As the old saying goes, when you’re up to your butt in alligators, it’s hard to remember that the objective is to drain the swamp. Likewise, it’s easy to get caught up in the current crisis and lose sight of the big picture of running your kitchen and bath firm.
It’s important to allocate some of your time to each of three different areas: your history, the present and the future. While it’s easy to get caught up in focusing on the present, you should set aside some time each week to focus on the other two areas that usually get put off while we deal with the pressing matters that present themselves to us each day.
Reviewing the Past
For kitchen and bath dealers and designers to be successful, they need to be careful not to repeat the mistakes of the past. Obviously, much can be learned by looking into the results and experiences that we’ve had with our businesses. We do this in several ways, one being the simple act of thinking about and discussing with the staff which projects have gone well and which have had problems.
Analyzing what caused things to go as planned and why plans fell apart will give you and your staff a feel for how to approach projects and client relations in the future.
Your financial records and reports are another area that provides solid information about the success or failure of projects and the overall trajectory of the business. This reporting should include a job-costing system that allows you to determine which jobs are profitable and evidence of any problem areas.
This job costing should provide a “feedback loop” for the person(s) responsible for estimating. This can be accomplished by having that person review the job cost reports each month, comparing the accumulated cost to the budgeted amounts. Another valuable practice is to have your estimators review and approve billings in order to establish knowledge of current costs for labor and materials that will go into future projects.
Past clients are also a valuable source for gaining a sense of how your business is doing and what the perception of your business is in the public eye. Former clients are critical to building your brand and providing both repeat business and referrals. For that reason, it’s a good idea to follow up with these clients with either a questionnaire or a personal interview to gauge what their view is of their experience with your company. Make sure you share this feedback (good and bad) with your employees and sub-contractors.

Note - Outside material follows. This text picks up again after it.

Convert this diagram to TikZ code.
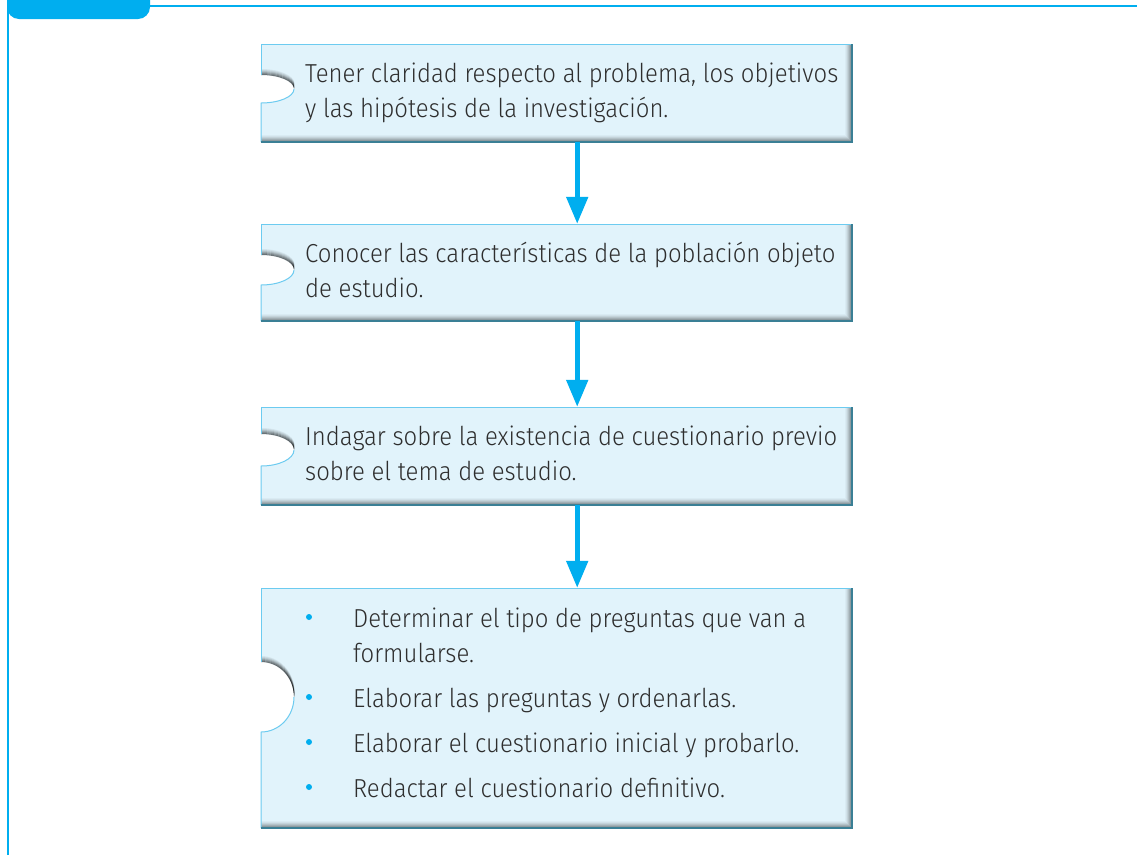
\documentclass[tikz,border=0pt]{standalone}
\usepackage{fontspec}
\setmainfont{Fira Sans Light}[FakeStretch=0.92]
\usetikzlibrary{arrows.meta,calc}
\definecolor{framecol}{HTML}{00AEEF}
\definecolor{boxfill}{HTML}{E1F3FB}
\definecolor{boxtop}{HTML}{6CCBF0}
\definecolor{boxedge}{HTML}{3A7F95}
\definecolor{txtcol}{HTML}{2E2E2E}
\tikzset{
  txt/.style={anchor=base west, inner sep=0pt, text=txtcol, font=\fontsize{26}{30}\selectfont},
  boxfit/.style={inner sep=0pt, draw=none, minimum width=#1},
  arr/.style={draw=framecol, line width=5pt, -{Triangle[width=21pt,length=27pt]}},
  bul/.style={circle, fill=framecol, inner sep=0pt, minimum size=6pt}
}
\newcommand\pzpath[6]{(#1,#2) -- (#3,#2) -- (#3,#4) -- (#1,#4) -- (#1,#5+#6) arc[start angle=-90,end angle=90,x radius=33pt,y radius=#6pt] -- cycle}
\newcommand\puzzlebox[7]{%
  \fill[boxfill] \pzpath{#1}{#2}{#3}{#4}{#5}{#6};
  \begin{scope}
    \clip \pzpath{#1}{#2}{#3}{#4}{#5}{#6};
    \foreach \i/\o in {1/0.45,2/0.36,3/0.28,4/0.2,5/0.13,6/0.07,7/0.03} {
      \draw[black, opacity=\o, line width=1pt] (#1,#4-\i+0.5) -- (#3-\i+0.5,#4-\i+0.5) -- (#3-\i+0.5,#2);
    }
    \foreach \i/\o in {1/0.5,2/0.4,3/0.3,4/0.2,5/0.12,6/0.06} {
      \draw[black, opacity=\o, line width=1pt] (#1,#5-#6-\i+0.5) arc[start angle=90,end angle=0,x radius=33pt,y radius=#6pt];
    }
  \end{scope}
  \draw[boxtop, line width=1pt] (#1,#5-#6) -- (#1,#2) -- (#3,#2);
  \draw[boxtop, line width=1pt] (#1,#4) -- (#1,#5+#6) arc[start angle=-90,end angle=0,x radius=33pt,y radius=#6pt];
  \draw[boxedge, line width=1.2pt] (#3,#2) -- (#3,#4) -- (#1,#4);
  \node[boxfit=#3-#1, minimum height=#4-#2] (#7) at ({(#1+#3)/2},{(#2+#4)/2}) {};
}
\begin{document}
\begin{tikzpicture}[x=1pt,y=-1pt]
\useasboundingbox (0,0) rectangle (1137,855);
\fill[white] (0,0) rectangle (1137,855);
% frame
\draw[framecol, line width=2pt] (8,855) -- (8,6) -- (1137,6);
\fill[framecol, rounded corners=12pt] (7,-20) rectangle (150,19);
% boxes
\puzzlebox{261}{44}{852}{142}{89}{14}{b1}
\puzzlebox{261}{224}{852}{321}{270}{15}{b2}
\puzzlebox{261}{407}{852}{505}{450}{16}{b3}
\puzzlebox{261}{588}{852}{828}{697}{35}{b4}
% texts
\node[txt] (t1a) at (305,82) {Tener claridad respecto al problema, los objetivos};
\node[txt] (t1b) at (305,117) {y las hipótesis de la investigación.};
\node[txt] (t2a) at (305,262) {Conocer las características de la población objeto};
\node[txt] (t2b) at (305,297) {de estudio.};
\node[txt] (t3a) at (305,445) {Indagar sobre la existencia de cuestionario previo};
\node[txt] (t3b) at (305,480) {sobre el tema de estudio.};
\node[txt] (t4a) at (353,627) {Determinar el tipo de preguntas que van a};
\node[txt] (t4b) at (353,662) {formularse.};
\node[txt] (t4c) at (353,707) {Elaborar las preguntas y ordenarlas.};
\node[txt] (t4d) at (353,752) {Elaborar el cuestionario inicial y probarlo.};
\node[txt] (t4e) at (353,797) {Redactar el cuestionario definitivo.};
\node[bul] (u1) at (309,617) {};
\node[bul] (u2) at (309,697) {};
\node[bul] (u3) at (309,742) {};
\node[bul] (u4) at (309,787) {};
% arrows
\draw[arr] ($(b1.south west)!0.535!(b1.south east)$) -- ($(b2.north west)!0.535!(b2.north east)$);
\draw[arr] ($(b2.south west)!0.535!(b2.south east)$) -- ($(b3.north west)!0.535!(b3.north east)$);
\draw[arr] ($(b3.south west)!0.535!(b3.south east)$) -- ($(b4.north west)!0.535!(b4.north east)$);
\end{tikzpicture}
\end{document}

Consider developing a written history of your company. This is important to nurture the good will and traditions of your business and its reputation. It’s important for your employees and clients to know how your business has evolved and the lengths to which it has gone to satisfy customers and take care of its employees.
Anticipate the Future
If you’re like most small business owners, you find yourself facing a never ending series of questions and crises that must be dealt with immediately. It’s easy in this situation to put off that cash flow projection or staffing question until tomorrow. All too often, though, that process is repeated tomorrow and that promise to look ahead at the issues that aren’t quite as urgent just does not happen until they turn into this day’s crisis.
A good practice is to actually schedule a specific time each week, perhaps away from your office, to try to look ahead at those events, problems or issues that may be weeks or months in the future. Remember that doing something regularly a few times can become a habit!
Another area where anticipating is important is at the project level. Planning should really begin during the design phase of working with a client, making sure decisions are made and products are specified early on. Materials can then be ordered and a time line prepared for the work to be done. This, in turn, will allow subcontractors to be scheduled and conflicts avoided with other projects.
Being able to continuously look ahead is one of the most critical abilities that a project manager possesses. Too many project managers (and not just those in our business) simply fail to anticipate what is going to happen and turn themselves into “fire fighters,” never quite getting ahead of events. It’s necessary to focus on each job every day and worry about what’s going to be happening with that project tomorrow, next week and next month. If problems have arisen or unexpected complications are encountered, they must be dealt with immediately.
You, as a business manager, must be looking further ahead, making sure that the big picture issues are not ignored. Some of the issues that should be on this agenda include marketing, financial planning, personnel and equipment.
Marketing in the remodeling business is one of the grayest areas with which we have to deal. For the most part, the time horizon we’re dealing with is several months to years in the future. A remodeling project is not an impulse purchase, so marketing should be targeted at keeping your firm’s name in the public’s mind.
Thinking about what can be done to develop brand awareness of your business is a worthwhile investment of your time. Developing a plan to encourage former clients as a referral base is another important aspect of any marketing plan.
While all of this planning is important, it could all prove worthless without a clear, well-thought-out financial plan. It is critical to be able to project what payments must be made and what revenue is coming in to cover them. Knowing how cash flow will play out over the coming months allows you to time equipment purchases, delay discretionary purchases when necessary and/or arrange for bank financing if needed without having to go into “crisis” mode.
Don’t Ignore the Present
Financial monitoring is something that’s easy to put off, but paying attention to income statements, job cost results and cash flow projections is absolutely essential. Make sure that your accounting system provides you with all of this information on a timely basis.
Pay attention to your “gut” when it comes to what’s happening with your clients, your employees and your sub-contractors. If you’ve been in business through a business cycle or two, you will develop a sense for how things are going. If you are getting calls from upset clients or your employee morale seems to be off, don’t ignore it.
Worrying is an important part of managing a business. Make sure you employ this tactic to its fullest.